The walking, biking, and public space enhancements for Brooklyn’s Grand Army Plaza that DOT presented last night are now available online [PDF]. The top graphic shows the expanded pedestrian space and simplified intersection at the north end of the plaza, which will make walking to the center of GAP much more direct, pleasant, and safe. Here’s what that space looks like now:
Local activists have been organizing and advocating for years to make Grand Army Plaza a public space that lives up to its setting in the heart of Brooklyn. One of the coordinators of that campaign, Robert Witherwax of the Grand Army Plaza Coalition, sent us this reaction:
Of our six tenets — improved commercial opportunities, close the gap [between the park and the central plaza], buy back asphalt, rethink traffic flow, aesthetic improvements, and improved ped and bike access to and through — this hits the last four squarely on the head.
We have called for a wholesale rethinking of the interplay between peds, bikes, and cars and the space devoted to each: DOT brought that…
And the fact that DOT can do this in their operational toolbox is extremely interesting.
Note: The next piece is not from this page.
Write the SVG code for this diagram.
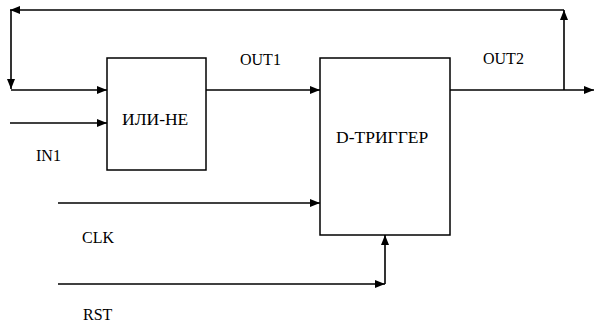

This is Brooklyn’s version of Times Square.
With Prospect Park West slimming down to two lanes, there won’t be so much asphalt to cross walking from Union Street or Plaza Street to Grand Army Plaza:
The tan areas will be getting the epoxy-and-gravel surface that’s been deployed at other DOT pedestrian projects. There will still be a lot of asphalt between the park and the plaza, but in general the pedestrian areas should look and feel more distinct and separate from the traffic areas. Here’s what this part of GAP looks like now:
All those two-way bike segments planned for the south end will feed into a two-way, parking protected loop around Plaza Street. Together with the Prospect Park West two-way path and a potential two-way path on Eastern Parkway (part of a capital project that’s taking the city forever to build), these changes will make Grand Army Plaza a safe, convenient, and very useful hub in Brooklyn’s bike network, linking up with bike lanes on Vanderbilt Avenue and side streets heading into Park Slope. Implementation is slated to begin in August and would run through the end of 2010, according to DOT assistant commissioner Ryan Russo.